• [Exercise prompt] Drop the images; return everything else in the listing below exactly.

• [Collected material]
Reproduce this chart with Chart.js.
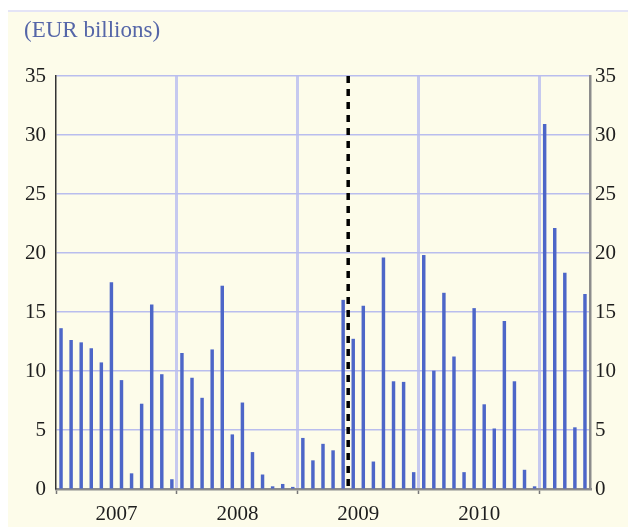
<!DOCTYPE html>
<html>
<head>
<meta charset="utf-8">
<script src="https://cdn.jsdelivr.net/npm/chart.js@4"></script>
<style>
  html, body { margin: 0; padding: 0; background: #ffffff; }
  #panel {
    position: absolute; left: 8px; top: 10px; width: 620px; height: 517px;
    background: #fdfcea; border-top: 2px solid #e4e4f6;
  }
  #myChart { position: absolute; left: 0; top: 0; }
</style>
</head>
<body>
<div id="panel"></div>
<canvas id="myChart" width="628" height="527"></canvas>
<script>
const years = ["2007", "2008", "2009", "2010", "2011"];
const monthNames = ["Jan", "Feb", "Mar", "Apr", "May", "Jun", "Jul", "Aug", "Sep", "Oct", "Nov", "Dec"];

const values2007 = [13.6, 12.6, 12.4, 11.9, 10.7, 17.5, 9.2, 1.3, 7.2, 15.6, 9.7, 0.8];
const values2008 = [11.5, 9.4, 7.7, 11.8, 17.2, 4.6, 7.3, 3.1, 1.2, 0.2, 0.4, 0.15];
const values2009 = [4.3, 2.4, 3.8, 3.25, 16.0, 12.7, 15.5, 2.3, 19.6, 9.1, 9.05, 1.4];
const values2010 = [19.8, 10.0, 16.6, 11.2, 1.4, 15.3, 7.15, 5.1, 14.2, 9.1, 1.6, 0.2];
const values2011 = [30.9, 22.1, 18.3, 5.2, 16.5];

const yTicks = [0, 5, 10, 15, 20, 25, 30, 35];
const markerAfter = "May 2009";

const yearValues = [values2007, values2008, values2009, values2010, values2011];

const labels = [];
const values = [];
yearValues.forEach((arr, yi) => {
  arr.forEach((v, mi) => {
    labels.push(monthNames[mi] + " " + years[yi]);
    values.push(v);
  });
});

const serif = "'Liberation Serif', 'DejaVu Serif', serif";

const extras = {
  id: "extras",
  afterDatasetsDraw(chart) {
    const { ctx, chartArea, scales } = chart;
    const i = labels.indexOf(markerAfter);
    const x = (scales.x.getPixelForValue(i) + scales.x.getPixelForValue(i + 1)) / 2;
    ctx.save();
    ctx.strokeStyle = "#000000";
    ctx.lineWidth = 3.5;
    ctx.setLineDash([7, 6]);
    ctx.beginPath();
    ctx.moveTo(x, chartArea.top);
    ctx.lineTo(x, chartArea.bottom);
    ctx.stroke();
    ctx.restore();
  },
  afterDraw(chart) {
    const ctx = chart.ctx;
    ctx.save();
    ctx.fillStyle = "#5566a8";
    ctx.font = "23px " + serif;
    ctx.textBaseline = "middle";
    ctx.fillText("(EUR billions)", 24, 31);
    ctx.restore();
  }
};

const yAxis = (position) => ({
  type: "linear",
  position,
  min: 0,
  max: 35,
  afterBuildTicks: (scale) => { scale.ticks = yTicks.map(v => ({ value: v })); },
  afterFit: (scale) => { scale.width = position === "left" ? 56 : 38; },
  grid: {
    display: position === "left",
    color: "#b9bdee",
    lineWidth: 1.5,
    drawTicks: false
  },
  border: {
    display: true,
    color: position === "left" ? "#333333" : "#8c8c8c",
    width: position === "left" ? 1.5 : 2.5
  },
  ticks: {
    padding: position === "left" ? 10 : 5,
    color: "#1e1e1e",
    font: { family: serif, size: 21 }
  }
});

new Chart(document.getElementById("myChart"), {
  type: "bar",
  data: {
    labels,
    datasets: [{
      data: values,
      backgroundColor: "#4d66c8",
      barThickness: 2.8,
      yAxisID: "y"
    }]
  },
  options: {
    responsive: false,
    animation: false,
    devicePixelRatio: 1,
    layout: { padding: { top: 76, left: 0, right: 0, bottom: 0 } },
    plugins: { legend: { display: false }, tooltip: { enabled: false } },
    scales: {
      x: {
        type: "category",
        afterFit: (scale) => { scale.height = 38; },
        grid: {
          offset: true,
          color: (c) => (c.index % 12 === 0 && c.index > 0 ? "#c6c9ef" : "transparent"),
          lineWidth: 3,
          drawTicks: true,
          tickLength: 5,
          tickColor: (c) => (c.index % 12 === 0 ? "#777777" : "transparent"),
          tickWidth: 1.5
        },
        border: { display: true, color: "#8c8c8c", width: 2.5 },
        ticks: {
          autoSkip: false,
          maxRotation: 0,
          minRotation: 0,
          labelOffset: -5,
          padding: 8,
          color: "#1e1e1e",
          font: { family: serif, size: 21 },
          callback: (v, i) => (i % 12 === 6 && i < 48 ? labels[i].slice(4) : "")
        }
      },
      y: yAxis("left"),
      y2: yAxis("right")
    }
  },
  plugins: [extras]
});
</script>
</body>
</html>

• [Written response]
Reproduce this chart with Chart.js.
<!DOCTYPE html>
<html>
<head>
<meta charset="utf-8">
<script src="https://cdn.jsdelivr.net/npm/chart.js@4"></script>
<style>
  html, body { margin: 0; padding: 0; background: #ffffff; }
  #panel {
    position: absolute; left: 8px; top: 10px; width: 620px; height: 517px;
    background: #fdfcea; border-top: 2px solid #e4e4f6;
  }
  #myChart { position: absolute; left: 0; top: 0; }
</style>
</head>
<body>
<div id="panel"></div>
<canvas id="myChart" width="628" height="527"></canvas>
<script>
const years = ["2007", "2008", "2009", "2010", "2011"];
const monthNames = ["Jan", "Feb", "Mar", "Apr", "May", "Jun", "Jul", "Aug", "Sep", "Oct", "Nov", "Dec"];

const values2007 = [13.6, 12.6, 12.4, 11.9, 10.7, 17.5, 9.2, 1.3, 7.2, 15.6, 9.7, 0.8];
const values2008 = [11.5, 9.4, 7.7, 11.8, 17.2, 4.6, 7.3, 3.1, 1.2, 0.2, 0.4, 0.15];
const values2009 = [4.3, 2.4, 3.8, 3.25, 16.0, 12.7, 15.5, 2.3, 19.6, 9.1, 9.05, 1.4];
const values2010 = [19.8, 10.0, 16.6, 11.2, 1.4, 15.3, 7.15, 5.1, 14.2, 9.1, 1.6, 0.2];
const values2011 = [30.9, 22.1, 18.3, 5.2, 16.5];

const yTicks = [0, 5, 10, 15, 20, 25, 30, 35];
const markerAfter = "May 2009";

const yearValues = [values2007, values2008, values2009, values2010, values2011];

const labels = [];
const values = [];
yearValues.forEach((arr, yi) => {
  arr.forEach((v, mi) => {
    labels.push(monthNames[mi] + " " + years[yi]);
    values.push(v);
  });
});

const serif = "'Liberation Serif', 'DejaVu Serif', serif";

const extras = {
  id: "extras",
  afterDatasetsDraw(chart) {
    const { ctx, chartArea, scales } = chart;
    const i = labels.indexOf(markerAfter);
    const x = (scales.x.getPixelForValue(i) + scales.x.getPixelForValue(i + 1)) / 2;
    ctx.save();
    ctx.strokeStyle = "#000000";
    ctx.lineWidth = 3.5;
    ctx.setLineDash([7, 6]);
    ctx.beginPath();
    ctx.moveTo(x, chartArea.top);
    ctx.lineTo(x, chartArea.bottom);
    ctx.stroke();
    ctx.restore();
  },
  afterDraw(chart) {
    const ctx = chart.ctx;
    ctx.save();
    ctx.fillStyle = "#5566a8";
    ctx.font = "23px " + serif;
    ctx.textBaseline = "middle";
    ctx.fillText("(EUR billions)", 24, 31);
    ctx.restore();
  }
};

const yAxis = (position) => ({
  type: "linear",
  position,
  min: 0,
  max: 35,
  afterBuildTicks: (scale) => { scale.ticks = yTicks.map(v => ({ value: v })); },
  afterFit: (scale) => { scale.width = position === "left" ? 56 : 38; },
  grid: {
    display: position === "left",
    color: "#b9bdee",
    lineWidth: 1.5,
    drawTicks: false
  },
  border: {
    display: true,
    color: position === "left" ? "#333333" : "#8c8c8c",
    width: position === "left" ? 1.5 : 2.5
  },
  ticks: {
    padding: position === "left" ? 10 : 5,
    color: "#1e1e1e",
    font: { family: serif, size: 21 }
  }
});

new Chart(document.getElementById("myChart"), {
  type: "bar",
  data: {
    labels,
    datasets: [{
      data: values,
      backgroundColor: "#4d66c8",
      barThickness: 2.8,
      yAxisID: "y"
    }]
  },
  options: {
    responsive: false,
    animation: false,
    devicePixelRatio: 1,
    layout: { padding: { top: 76, left: 0, right: 0, bottom: 0 } },
    plugins: { legend: { display: false }, tooltip: { enabled: false } },
    scales: {
      x: {
        type: "category",
        afterFit: (scale) => { scale.height = 38; },
        grid: {
          offset: true,
          color: (c) => (c.index % 12 === 0 && c.index > 0 ? "#c6c9ef" : "transparent"),
          lineWidth: 3,
          drawTicks: true,
          tickLength: 5,
          tickColor: (c) => (c.index % 12 === 0 ? "#777777" : "transparent"),
          tickWidth: 1.5
        },
        border: { display: true, color: "#8c8c8c", width: 2.5 },
        ticks: {
          autoSkip: false,
          maxRotation: 0,
          minRotation: 0,
          labelOffset: -5,
          padding: 8,
          color: "#1e1e1e",
          font: { family: serif, size: 21 },
          callback: (v, i) => (i % 12 === 6 && i < 48 ? labels[i].slice(4) : "")
        }
      },
      y: yAxis("left"),
      y2: yAxis("right")
    }
  },
  plugins: [extras]
});
</script>
</body>
</html>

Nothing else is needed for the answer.